Baseball / Sports

Kansas City Royals pitcher Danny Duffy looks to the dugout in the fourth inning against the Detroit Tigers at Kauffman Stadium in Kansas City, Mo., on Saurday, May 3, 2014. (John Sleezer/Kansas City Star/MCT)

Royals' hitters stymied by Smyly and Tigers

KANSAS CITY, Mo. -- The list is long and distinguished. There are All-Stars such as Max Scherzer and Chris Sale. There are also-rans such as Kevin Correia and Dustin McGowan. Then there are novices like Kyle Gibson and, after a 9-2 loss on Saturday night to Detroit, Drew Smyly.

All share a common bond: They muffled the Royals offense, one of the least productive units in baseball. The Royals collected just two hits and no runs in seven innings against Smyly on a gorgeous night at Kauffman Stadium.

Making his third start since 2012, Smyly rendered his hosts helpless.

The Royals looked lifeless on a day when their bullpen kept the ferocious Detroit Tigers lineup at bay -- for a while. Called into emergency duty, Danny Duffy strung together four useful innings, before his lack of command undid him. Louis Coleman was charged with two runs on a double allowed by Kelvin Herrera. Aaron Brooks pitched a scoreless eighth before he gave up six runs in the ninth.

Now the Royals face the prospect of a sweep on Sunday afternoon. At 14-15, they slipped beneath .500 for the first time since April 16.

At 3:30 p.m., the clubhouse was almost empty. Alcides Escobar chatted in Spanish with Salvador Perez. Duffy rocked in his chair. The organization assigned him a difficult task Saturday. They asked him to counteract his own negative momentum, the productive of two consecutive shoddy bullpen performances, and halt a losing skid.

The Tigers bloodied James Shields on Friday. For Sunday's game they slotted their own ace, Justin Verlander. It fell to Duffy to rewrite the script. He exited his chair and fiddled with the speaker system. The soothing tones of reggae boomed throughout the room. Duffy settled back into his seat.

For now, he is a temporary replacement for injured starter Bruce Chena after a bulging disk forced Chen onto the disabled list. Duffy is expected to start again on May 8. But otherwise, manager Ned Yost configured his rotation so he will not need a fifth starter again until May 17.

To combat the Tigers, the overlords of the American League Central since 2011, the Royals mounted a campaign this season based on the agility of their defense, the resourcefulness of their bullpen and the expected maturation of their young hitters. But from a power perspective, they appeared overmatched.

Six Tigers entered Saturday's game with a slugging percentage above .400. Only second baseman Omar Infante met this criterion for the Royals.

The Detroit monster roared to life in the second inning. Victor Martinez slashed a leadoff double. Torii Hunter accepted a five-pitch walk.
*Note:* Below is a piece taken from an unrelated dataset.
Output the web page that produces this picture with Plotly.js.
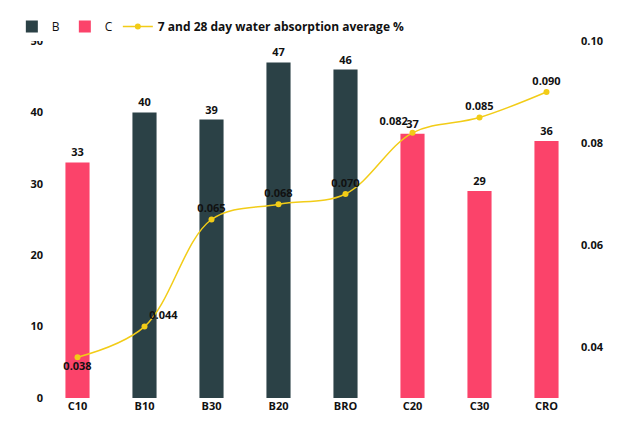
<!DOCTYPE html><html><head><script src="https://cdn.plot.ly/plotly-3.0.1.min.js"></script></head><body style="margin:0"><div id="c" style="width:640px;height:424px"></div><script>
const categories=["C10","B10","B30","B20","BRO","C20","C30","CRO"];
const bValues=[null,40,39,47,46,null,null,null];
const cValues=[33,null,null,null,null,37,29,36];
const absorption=[0.038,0.044,0.065,0.068,0.070,0.082,0.085,0.090];
const absLabels=absorption.map(v=>v.toFixed(3));
const tf={family:"Open Sans",size:11,color:"#111"};
const bold=v=>v==null?"":"<b>"+v+"</b>";
Plotly.newPlot("c",[
{type:"bar",name:"B",x:categories,y:bValues,marker:{color:"#2b4146"},width:0.36,text:bValues.map(bold),textposition:"outside",textfont:tf,cliponaxis:false},
{type:"bar",name:"C",x:categories,y:cValues,marker:{color:"#fb436a"},width:0.36,text:cValues.map(bold),textposition:"outside",textfont:tf,cliponaxis:false},
{type:"scatter",mode:"lines+markers+text",name:"<b>7 and 28 day water absorption average %</b>",x:categories,y:absorption,yaxis:"y2",line:{color:"#f2cc17",width:1.5,shape:"spline"},marker:{color:"#f2cc17",size:6},text:absLabels.map(bold),textposition:["bottom center","top right","top center","top center","top center","top left","top center","top center"],textfont:tf,cliponaxis:false}
],{
margin:{l:35,r:60,t:24,b:26},paper_bgcolor:"#fff",plot_bgcolor:"#fff",barmode:"overlay",
showlegend:true,legend:{orientation:"h",x:-0.06,y:1.0,xanchor:"left",yanchor:"bottom",font:{family:"Open Sans",size:12,color:"#111"},itemwidth:30,tracegroupgap:0},
xaxis:{tickfont:tf,showline:false,ticks:"",tickprefix:"<b>",ticksuffix:"</b>"},
yaxis:{range:[0,50],dtick:10,showgrid:false,zeroline:false,tickfont:tf,tickprefix:"<b>",ticksuffix:"</b>"},
yaxis2:{overlaying:"y",side:"right",range:[0.03,0.10],tickvals:[0.04,0.06,0.08,0.10],ticktext:["<b>0.04</b>","<b>0.06</b>","<b>0.08</b>","<b>0.10</b>"],showgrid:false,zeroline:false,tickfont:tf}
},{displayModeBar:false});
</script></body></html>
A 2-0 count to Austin Jackson brought pitching coach Dave Eiland to the mound. One prescient fan condensed Eiland's message and broadcast it aloud. "Throw strikes!" the spectator shouted.

The next pitch from Duffy was a 94-mph fastball on Jackson's hands. He popped out. Duffy netted a ground-out and a strikeout and escaped the jam.

Royals first baseman Eric Hosmer dished an assist in the third. The Tigers' Ian Kinsler was lounging a few steps from first base after a two-out single, chatting with Hosmer, when Duffy picked him off. Duffy shrugged as he walked off the mound. The slightest trace of a smirk crossed his face.

The humor evaporated in the fourth when Duffy displayed his most vexing trait, an inability to throw strikes. He entered the inning at 47 pitches. Then he proceeded to walk three of the first four batters.

The bases were loaded with one out when rookie third baseman Nick Castellanos stung a liner toward left fielder Alex Gordon. On third base stood Miguel Cabrera. He is one of the planet's best hitters. As a runner, he is far less distinguished.

Yet, he broke for home anyway. The aggression worked. Gordon feigned a throw toward second base in an attempt to pick off Martinez. But no one was on the bag. In one motion, he flung a wayward throw home, and Cabrera scored with ease.

When the fourth was over, Duffy had thrown 75 pitches. His day was done.

In came Coleman, who faltered in his second inning of work. Cabrera boomed a leadoff double. Yost ordered an intentional walk of Martinez. Both scored when Castellanos smoked a double past Nori Aoki's outstretched glove in right.

Detroit put the game well out of reach in the ninth with an RBI double by Danny Worth, an RBI sacrifice fly by Ian Kinsler, an RBI single by Cabrera and a three-run home run by Torii Hunter.

In the bottom of the ninth, the Royals jumped on Tigers reliever Phil Coke for two runs on three hits.